_Stored data_
+ + + + + + +

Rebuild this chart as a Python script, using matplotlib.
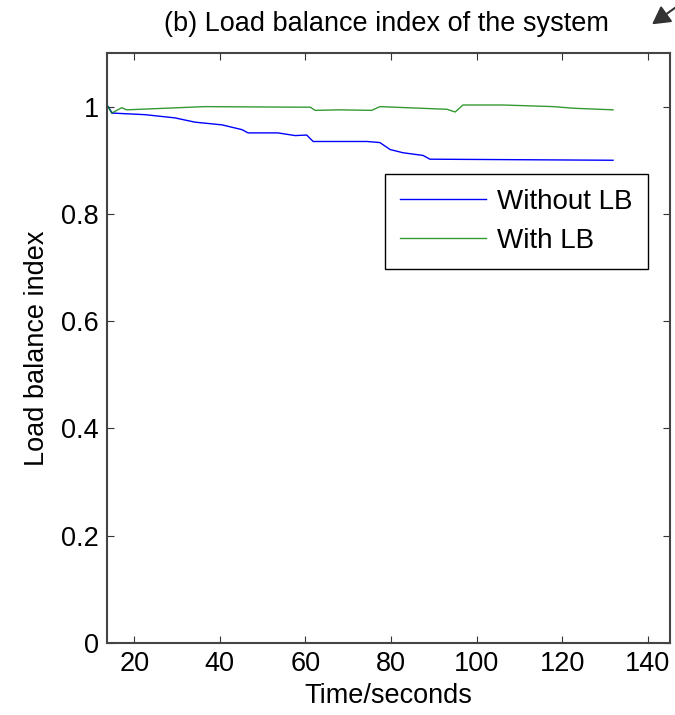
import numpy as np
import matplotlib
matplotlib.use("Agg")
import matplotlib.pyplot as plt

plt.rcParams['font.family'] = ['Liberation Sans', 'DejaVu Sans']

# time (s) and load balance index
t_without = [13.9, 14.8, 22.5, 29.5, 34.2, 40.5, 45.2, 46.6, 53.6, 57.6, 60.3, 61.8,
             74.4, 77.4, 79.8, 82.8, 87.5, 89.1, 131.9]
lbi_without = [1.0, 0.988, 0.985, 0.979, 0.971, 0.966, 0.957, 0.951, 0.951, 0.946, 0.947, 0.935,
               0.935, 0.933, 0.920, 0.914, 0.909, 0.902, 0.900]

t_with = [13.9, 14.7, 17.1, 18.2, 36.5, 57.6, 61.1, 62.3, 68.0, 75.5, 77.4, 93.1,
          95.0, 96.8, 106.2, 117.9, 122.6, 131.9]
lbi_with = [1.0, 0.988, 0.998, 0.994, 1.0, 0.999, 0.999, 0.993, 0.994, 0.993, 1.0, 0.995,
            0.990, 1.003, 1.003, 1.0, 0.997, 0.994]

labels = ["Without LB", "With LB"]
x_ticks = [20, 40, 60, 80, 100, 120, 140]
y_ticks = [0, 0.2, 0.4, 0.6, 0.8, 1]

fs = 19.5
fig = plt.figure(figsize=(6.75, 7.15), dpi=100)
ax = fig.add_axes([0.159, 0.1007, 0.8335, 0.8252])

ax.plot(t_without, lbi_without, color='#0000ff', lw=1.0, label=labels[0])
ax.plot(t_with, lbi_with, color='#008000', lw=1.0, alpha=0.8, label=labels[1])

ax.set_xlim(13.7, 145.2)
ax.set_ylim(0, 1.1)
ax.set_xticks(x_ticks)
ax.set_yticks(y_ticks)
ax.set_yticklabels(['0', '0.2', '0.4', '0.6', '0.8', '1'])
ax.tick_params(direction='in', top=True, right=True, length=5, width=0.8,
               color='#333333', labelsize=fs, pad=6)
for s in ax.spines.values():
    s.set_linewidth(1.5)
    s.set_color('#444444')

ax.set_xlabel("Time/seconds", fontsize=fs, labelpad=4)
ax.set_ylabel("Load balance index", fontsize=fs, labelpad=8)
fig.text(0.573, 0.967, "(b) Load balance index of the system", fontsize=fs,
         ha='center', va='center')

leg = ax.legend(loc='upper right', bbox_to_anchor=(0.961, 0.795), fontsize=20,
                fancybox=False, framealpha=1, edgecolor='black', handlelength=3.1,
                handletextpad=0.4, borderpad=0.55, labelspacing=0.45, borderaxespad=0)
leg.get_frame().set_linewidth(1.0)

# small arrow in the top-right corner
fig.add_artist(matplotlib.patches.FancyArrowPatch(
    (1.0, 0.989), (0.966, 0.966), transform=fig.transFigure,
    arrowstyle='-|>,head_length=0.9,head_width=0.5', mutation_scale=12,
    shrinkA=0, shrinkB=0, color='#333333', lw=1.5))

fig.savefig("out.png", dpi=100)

+ + + + + + +

_What you need to do_
Output exactly the span of lines from the top of the listing through the line holding "ha='center', va='center')", and leave every picture out.

_Written solution_
Rebuild this chart as a Python script, using matplotlib.
import numpy as np
import matplotlib
matplotlib.use("Agg")
import matplotlib.pyplot as plt

plt.rcParams['font.family'] = ['Liberation Sans', 'DejaVu Sans']

# time (s) and load balance index
t_without = [13.9, 14.8, 22.5, 29.5, 34.2, 40.5, 45.2, 46.6, 53.6, 57.6, 60.3, 61.8,
             74.4, 77.4, 79.8, 82.8, 87.5, 89.1, 131.9]
lbi_without = [1.0, 0.988, 0.985, 0.979, 0.971, 0.966, 0.957, 0.951, 0.951, 0.946, 0.947, 0.935,
               0.935, 0.933, 0.920, 0.914, 0.909, 0.902, 0.900]

t_with = [13.9, 14.7, 17.1, 18.2, 36.5, 57.6, 61.1, 62.3, 68.0, 75.5, 77.4, 93.1,
          95.0, 96.8, 106.2, 117.9, 122.6, 131.9]
lbi_with = [1.0, 0.988, 0.998, 0.994, 1.0, 0.999, 0.999, 0.993, 0.994, 0.993, 1.0, 0.995,
            0.990, 1.003, 1.003, 1.0, 0.997, 0.994]

labels = ["Without LB", "With LB"]
x_ticks = [20, 40, 60, 80, 100, 120, 140]
y_ticks = [0, 0.2, 0.4, 0.6, 0.8, 1]

fs = 19.5
fig = plt.figure(figsize=(6.75, 7.15), dpi=100)
ax = fig.add_axes([0.159, 0.1007, 0.8335, 0.8252])

ax.plot(t_without, lbi_without, color='#0000ff', lw=1.0, label=labels[0])
ax.plot(t_with, lbi_with, color='#008000', lw=1.0, alpha=0.8, label=labels[1])

ax.set_xlim(13.7, 145.2)
ax.set_ylim(0, 1.1)
ax.set_xticks(x_ticks)
ax.set_yticks(y_ticks)
ax.set_yticklabels(['0', '0.2', '0.4', '0.6', '0.8', '1'])
ax.tick_params(direction='in', top=True, right=True, length=5, width=0.8,
               color='#333333', labelsize=fs, pad=6)
for s in ax.spines.values():
    s.set_linewidth(1.5)
    s.set_color('#444444')

ax.set_xlabel("Time/seconds", fontsize=fs, labelpad=4)
ax.set_ylabel("Load balance index", fontsize=fs, labelpad=8)
fig.text(0.573, 0.967, "(b) Load balance index of the system", fontsize=fs,
         ha='center', va='center')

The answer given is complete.